---- Data section

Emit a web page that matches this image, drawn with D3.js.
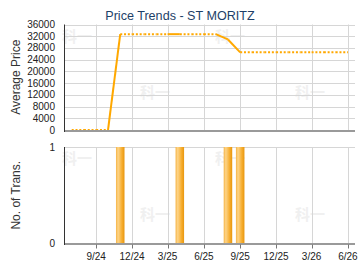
<!DOCTYPE html>
<html>
<head>
<meta charset="utf-8">
<script src="https://cdn.jsdelivr.net/npm/d3@7"></script>
<style>
  body { margin: 0; background: #fff; }
  svg { display: block; font-family: "Liberation Sans", Arial, sans-serif; }
</style>
</head>
<body>
<div id="chart"></div>
<script>
// monthly data, Jul 2024 .. Jun 2026
const months = ["2024-07","2024-08","2024-09","2024-10","2024-11","2024-12",
  "2025-01","2025-02","2025-03","2025-04","2025-05","2025-06","2025-07","2025-08",
  "2025-09","2025-10","2025-11","2025-12","2026-01","2026-02","2026-03","2026-04",
  "2026-05","2026-06"];
const avgPrice = [0,0,0,0,32700,32700,32700,32700,32700,32700,32700,32700,32700,30900,
  26500,26500,26500,26500,26500,26500,26500,26500,26500,26500];
const transCount = [0,0,0,0,1,0,0,0,0,1,0,0,0,1,1,0,0,0,0,0,0,0,0,0];
const priceTicks = [0,4000,8000,12000,16000,20000,24000,28000,32000,36000];
const countTicks = [0,1];
const dateTicks = ["2024-09","2024-12","2025-03","2025-06","2025-09","2025-12","2026-03","2026-06"];

const parse = d3.timeParse("%Y-%m");
const W = 360, H = 270;
const left = 65, right = 355;
const top1 = 24.5, bot1 = 130;
const top2 = 147, bot2 = 243.5;

const svg = d3.select("#chart").append("svg")
  .attr("width", W).attr("height", H);

const defs = svg.append("defs");
const grad = defs.append("linearGradient").attr("id", "barGrad")
  .attr("x1", "0%").attr("x2", "100%").attr("y1", "0%").attr("y2", "0%");
grad.append("stop").attr("offset", "0%").attr("stop-color", "#f6b445");
grad.append("stop").attr("offset", "25%").attr("stop-color", "#fdd488");
grad.append("stop").attr("offset", "70%").attr("stop-color", "#f6ad2e");
grad.append("stop").attr("offset", "100%").attr("stop-color", "#e8960e");

const x = d3.scaleTime()
  .domain([new Date(2024, 5, 14), new Date(2026, 5, 19)])
  .range([left, right]);
const y1 = d3.scaleLinear().domain([0, 36000]).range([bot1, top1]);
const y2 = d3.scaleLinear().domain([0, 1]).range([bot2, top2]);

// watermarks
const wm = [[62, 42], [140, 98], [215, 42], [295, 98], [62, 164], [140, 220], [215, 164], [295, 220]];
svg.append("g").selectAll("text").data(wm).enter().append("text")
  .attr("x", d => d[0]).attr("y", d => d[1])
  .style("font-family", "'Noto Sans CJK SC'")
  .style("font-weight", "bold")
  .style("font-size", "15px")
  .style("fill", "#f0f0f0")
  .text("科一");

// title
svg.append("text")
  .attr("x", 180).attr("y", 20)
  .attr("text-anchor", "middle")
  .style("font-size", "12.6px")
  .style("fill", "#1e3f68")
  .text("Price Trends - ST MORITZ");

// ---- top panel: price ----
const g1 = svg.append("g");
g1.selectAll(".hgrid").data(priceTicks).enter().append("line")
  .attr("x1", left).attr("x2", right)
  .attr("y1", d => Math.round(y1(d)) + 0.5).attr("y2", d => Math.round(y1(d)) + 0.5)
  .attr("stroke", "#d6d6d6");
g1.selectAll(".vgrid").data(dateTicks).enter().append("line")
  .attr("x1", d => Math.round(x(parse(d))) + 0.5).attr("x2", d => Math.round(x(parse(d))) + 0.5)
  .attr("y1", top1).attr("y2", bot1)
  .attr("stroke", "#d6d6d6");
g1.selectAll(".ylab").data(priceTicks).enter().append("text")
  .attr("x", 55).attr("y", d => y1(d) + 3.5)
  .attr("text-anchor", "end")
  .style("font-size", "10px").style("fill", "#222")
  .text(d => d);

// price line, solid into months with transactions, dotted otherwise
const segs = d3.range(months.length - 1).map(i => ({
  a: [parse(months[i]), avgPrice[i]],
  b: [parse(months[i + 1]), avgPrice[i + 1]],
  solid: transCount[i + 1] > 0
}));
const line = d3.line().x(d => x(d[0])).y(d => y1(d[1]));
g1.selectAll(".seg").data(segs).enter().append("path")
  .attr("d", d => line([d.a, d.b]))
  .attr("fill", "none")
  .attr("stroke", "#ffa800")
  .attr("stroke-width", 2)
  .attr("stroke-dasharray", d => d.solid ? null : "2,1.8");

g1.append("line").attr("x1", left).attr("x2", right)
  .attr("y1", bot1 + 1).attr("y2", bot1 + 1)
  .attr("stroke", "#9a9a9a").attr("stroke-width", 2);
g1.append("line").attr("x1", left - 0.5).attr("x2", left - 0.5)
  .attr("y1", top1).attr("y2", bot1 + 2)
  .attr("stroke", "#333");

svg.append("text")
  .attr("transform", `translate(20,${(top1 + bot1) / 2}) rotate(-90)`)
  .attr("text-anchor", "middle")
  .style("font-size", "12px").style("fill", "#333")
  .text("Average Price");

// ---- bottom panel: transactions ----
const g2 = svg.append("g");
g2.selectAll(".hgrid").data(countTicks).enter().append("line")
  .attr("x1", left).attr("x2", right)
  .attr("y1", d => Math.round(y2(d)) + 0.5).attr("y2", d => Math.round(y2(d)) + 0.5)
  .attr("stroke", "#d6d6d6");
g2.selectAll(".vgrid").data(dateTicks).enter().append("line")
  .attr("x1", d => Math.round(x(parse(d))) + 0.5).attr("x2", d => Math.round(x(parse(d))) + 0.5)
  .attr("y1", top2).attr("y2", bot2)
  .attr("stroke", "#d6d6d6");

const barData = months.map((m, i) => ({ date: parse(m), n: transCount[i] })).filter(d => d.n > 0);
const bw = (x(parse("2024-12")) - x(parse("2024-11"))) * 0.72;
g2.selectAll(".bar").data(barData).enter().append("rect")
  .attr("x", d => x(d.date) - bw / 2)
  .attr("y", d => y2(d.n))
  .attr("width", bw)
  .attr("height", d => y2(0) - y2(d.n))
  .attr("fill", "url(#barGrad)");

g2.append("line").attr("x1", left).attr("x2", right)
  .attr("y1", bot2 + 0.5).attr("y2", bot2 + 0.5)
  .attr("stroke", "#9a9a9a").attr("stroke-width", 2);
g2.append("line").attr("x1", left - 0.5).attr("x2", left - 0.5)
  .attr("y1", top2).attr("y2", bot2 + 1.5)
  .attr("stroke", "#333");

g2.selectAll(".ylab").data(countTicks).enter().append("text")
  .attr("x", 55).attr("y", d => y2(d) + 3.5)
  .attr("text-anchor", "end")
  .style("font-size", "10px").style("fill", "#222")
  .text(d => d);

// x ticks and labels
const fmt = d => `${d.getMonth() + 1}/${String(d.getFullYear()).slice(2)}`;
g2.selectAll(".xtick").data(dateTicks).enter().append("line")
  .attr("x1", d => Math.round(x(parse(d))) + 0.5).attr("x2", d => Math.round(x(parse(d))) + 0.5)
  .attr("y1", bot2 + 1).attr("y2", bot2 + 5)
  .attr("stroke", "#777");
g2.selectAll(".xlab").data(dateTicks).enter().append("text")
  .attr("x", d => x(parse(d)))
  .attr("y", 260)
  .attr("text-anchor", "middle")
  .style("font-size", "10px").style("fill", "#222")
  .text(d => fmt(parse(d)));

svg.append("text")
  .attr("transform", `translate(20,${(top2 + bot2) / 2}) rotate(-90)`)
  .attr("text-anchor", "middle")
  .style("font-size", "12px").style("fill", "#333")
  .text("No. of Trans.");
</script>
</body>
</html>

--------

Instruction: Repeat the material above verbatim, with no pictures in the output.

Exercise result:
Emit a web page that matches this image, drawn with D3.js.
<!DOCTYPE html>
<html>
<head>
<meta charset="utf-8">
<script src="https://cdn.jsdelivr.net/npm/d3@7"></script>
<style>
  body { margin: 0; background: #fff; }
  svg { display: block; font-family: "Liberation Sans", Arial, sans-serif; }
</style>
</head>
<body>
<div id="chart"></div>
<script>
// monthly data, Jul 2024 .. Jun 2026
const months = ["2024-07","2024-08","2024-09","2024-10","2024-11","2024-12",
  "2025-01","2025-02","2025-03","2025-04","2025-05","2025-06","2025-07","2025-08",
  "2025-09","2025-10","2025-11","2025-12","2026-01","2026-02","2026-03","2026-04",
  "2026-05","2026-06"];
const avgPrice = [0,0,0,0,32700,32700,32700,32700,32700,32700,32700,32700,32700,30900,
  26500,26500,26500,26500,26500,26500,26500,26500,26500,26500];
const transCount = [0,0,0,0,1,0,0,0,0,1,0,0,0,1,1,0,0,0,0,0,0,0,0,0];
const priceTicks = [0,4000,8000,12000,16000,20000,24000,28000,32000,36000];
const countTicks = [0,1];
const dateTicks = ["2024-09","2024-12","2025-03","2025-06","2025-09","2025-12","2026-03","2026-06"];

const parse = d3.timeParse("%Y-%m");
const W = 360, H = 270;
const left = 65, right = 355;
const top1 = 24.5, bot1 = 130;
const top2 = 147, bot2 = 243.5;

const svg = d3.select("#chart").append("svg")
  .attr("width", W).attr("height", H);

const defs = svg.append("defs");
const grad = defs.append("linearGradient").attr("id", "barGrad")
  .attr("x1", "0%").attr("x2", "100%").attr("y1", "0%").attr("y2", "0%");
grad.append("stop").attr("offset", "0%").attr("stop-color", "#f6b445");
grad.append("stop").attr("offset", "25%").attr("stop-color", "#fdd488");
grad.append("stop").attr("offset", "70%").attr("stop-color", "#f6ad2e");
grad.append("stop").attr("offset", "100%").attr("stop-color", "#e8960e");

const x = d3.scaleTime()
  .domain([new Date(2024, 5, 14), new Date(2026, 5, 19)])
  .range([left, right]);
const y1 = d3.scaleLinear().domain([0, 36000]).range([bot1, top1]);
const y2 = d3.scaleLinear().domain([0, 1]).range([bot2, top2]);

// watermarks
const wm = [[62, 42], [140, 98], [215, 42], [295, 98], [62, 164], [140, 220], [215, 164], [295, 220]];
svg.append("g").selectAll("text").data(wm).enter().append("text")
  .attr("x", d => d[0]).attr("y", d => d[1])
  .style("font-family", "'Noto Sans CJK SC'")
  .style("font-weight", "bold")
  .style("font-size", "15px")
  .style("fill", "#f0f0f0")
  .text("科一");

// title
svg.append("text")
  .attr("x", 180).attr("y", 20)
  .attr("text-anchor", "middle")
  .style("font-size", "12.6px")
  .style("fill", "#1e3f68")
  .text("Price Trends - ST MORITZ");

// ---- top panel: price ----
const g1 = svg.append("g");
g1.selectAll(".hgrid").data(priceTicks).enter().append("line")
  .attr("x1", left).attr("x2", right)
  .attr("y1", d => Math.round(y1(d)) + 0.5).attr("y2", d => Math.round(y1(d)) + 0.5)
  .attr("stroke", "#d6d6d6");
g1.selectAll(".vgrid").data(dateTicks).enter().append("line")
  .attr("x1", d => Math.round(x(parse(d))) + 0.5).attr("x2", d => Math.round(x(parse(d))) + 0.5)
  .attr("y1", top1).attr("y2", bot1)
  .attr("stroke", "#d6d6d6");
g1.selectAll(".ylab").data(priceTicks).enter().append("text")
  .attr("x", 55).attr("y", d => y1(d) + 3.5)
  .attr("text-anchor", "end")
  .style("font-size", "10px").style("fill", "#222")
  .text(d => d);

// price line, solid into months with transactions, dotted otherwise
const segs = d3.range(months.length - 1).map(i => ({
  a: [parse(months[i]), avgPrice[i]],
  b: [parse(months[i + 1]), avgPrice[i + 1]],
  solid: transCount[i + 1] > 0
}));
const line = d3.line().x(d => x(d[0])).y(d => y1(d[1]));
g1.selectAll(".seg").data(segs).enter().append("path")
  .attr("d", d => line([d.a, d.b]))
  .attr("fill", "none")
  .attr("stroke", "#ffa800")
  .attr("stroke-width", 2)
  .attr("stroke-dasharray", d => d.solid ? null : "2,1.8");

g1.append("line").attr("x1", left).attr("x2", right)
  .attr("y1", bot1 + 1).attr("y2", bot1 + 1)
  .attr("stroke", "#9a9a9a").attr("stroke-width", 2);
g1.append("line").attr("x1", left - 0.5).attr("x2", left - 0.5)
  .attr("y1", top1).attr("y2", bot1 + 2)
  .attr("stroke", "#333");

svg.append("text")
  .attr("transform", `translate(20,${(top1 + bot1) / 2}) rotate(-90)`)
  .attr("text-anchor", "middle")
  .style("font-size", "12px").style("fill", "#333")
  .text("Average Price");

// ---- bottom panel: transactions ----
const g2 = svg.append("g");
g2.selectAll(".hgrid").data(countTicks).enter().append("line")
  .attr("x1", left).attr("x2", right)
  .attr("y1", d => Math.round(y2(d)) + 0.5).attr("y2", d => Math.round(y2(d)) + 0.5)
  .attr("stroke", "#d6d6d6");
g2.selectAll(".vgrid").data(dateTicks).enter().append("line")
  .attr("x1", d => Math.round(x(parse(d))) + 0.5).attr("x2", d => Math.round(x(parse(d))) + 0.5)
  .attr("y1", top2).attr("y2", bot2)
  .attr("stroke", "#d6d6d6");

const barData = months.map((m, i) => ({ date: parse(m), n: transCount[i] })).filter(d => d.n > 0);
const bw = (x(parse("2024-12")) - x(parse("2024-11"))) * 0.72;
g2.selectAll(".bar").data(barData).enter().append("rect")
  .attr("x", d => x(d.date) - bw / 2)
  .attr("y", d => y2(d.n))
  .attr("width", bw)
  .attr("height", d => y2(0) - y2(d.n))
  .attr("fill", "url(#barGrad)");

g2.append("line").attr("x1", left).attr("x2", right)
  .attr("y1", bot2 + 0.5).attr("y2", bot2 + 0.5)
  .attr("stroke", "#9a9a9a").attr("stroke-width", 2);
g2.append("line").attr("x1", left - 0.5).attr("x2", left - 0.5)
  .attr("y1", top2).attr("y2", bot2 + 1.5)
  .attr("stroke", "#333");

g2.selectAll(".ylab").data(countTicks).enter().append("text")
  .attr("x", 55).attr("y", d => y2(d) + 3.5)
  .attr("text-anchor", "end")
  .style("font-size", "10px").style("fill", "#222")
  .text(d => d);

// x ticks and labels
const fmt = d => `${d.getMonth() + 1}/${String(d.getFullYear()).slice(2)}`;
g2.selectAll(".xtick").data(dateTicks).enter().append("line")
  .attr("x1", d => Math.round(x(parse(d))) + 0.5).attr("x2", d => Math.round(x(parse(d))) + 0.5)
  .attr("y1", bot2 + 1).attr("y2", bot2 + 5)
  .attr("stroke", "#777");
g2.selectAll(".xlab").data(dateTicks).enter().append("text")
  .attr("x", d => x(parse(d)))
  .attr("y", 260)
  .attr("text-anchor", "middle")
  .style("font-size", "10px").style("fill", "#222")
  .text(d => fmt(parse(d)));

svg.append("text")
  .attr("transform", `translate(20,${(top2 + bot2) / 2}) rotate(-90)`)
  .attr("text-anchor", "middle")
  .style("font-size", "12px").style("fill", "#333")
  .text("No. of Trans.");
</script>
</body>
</html>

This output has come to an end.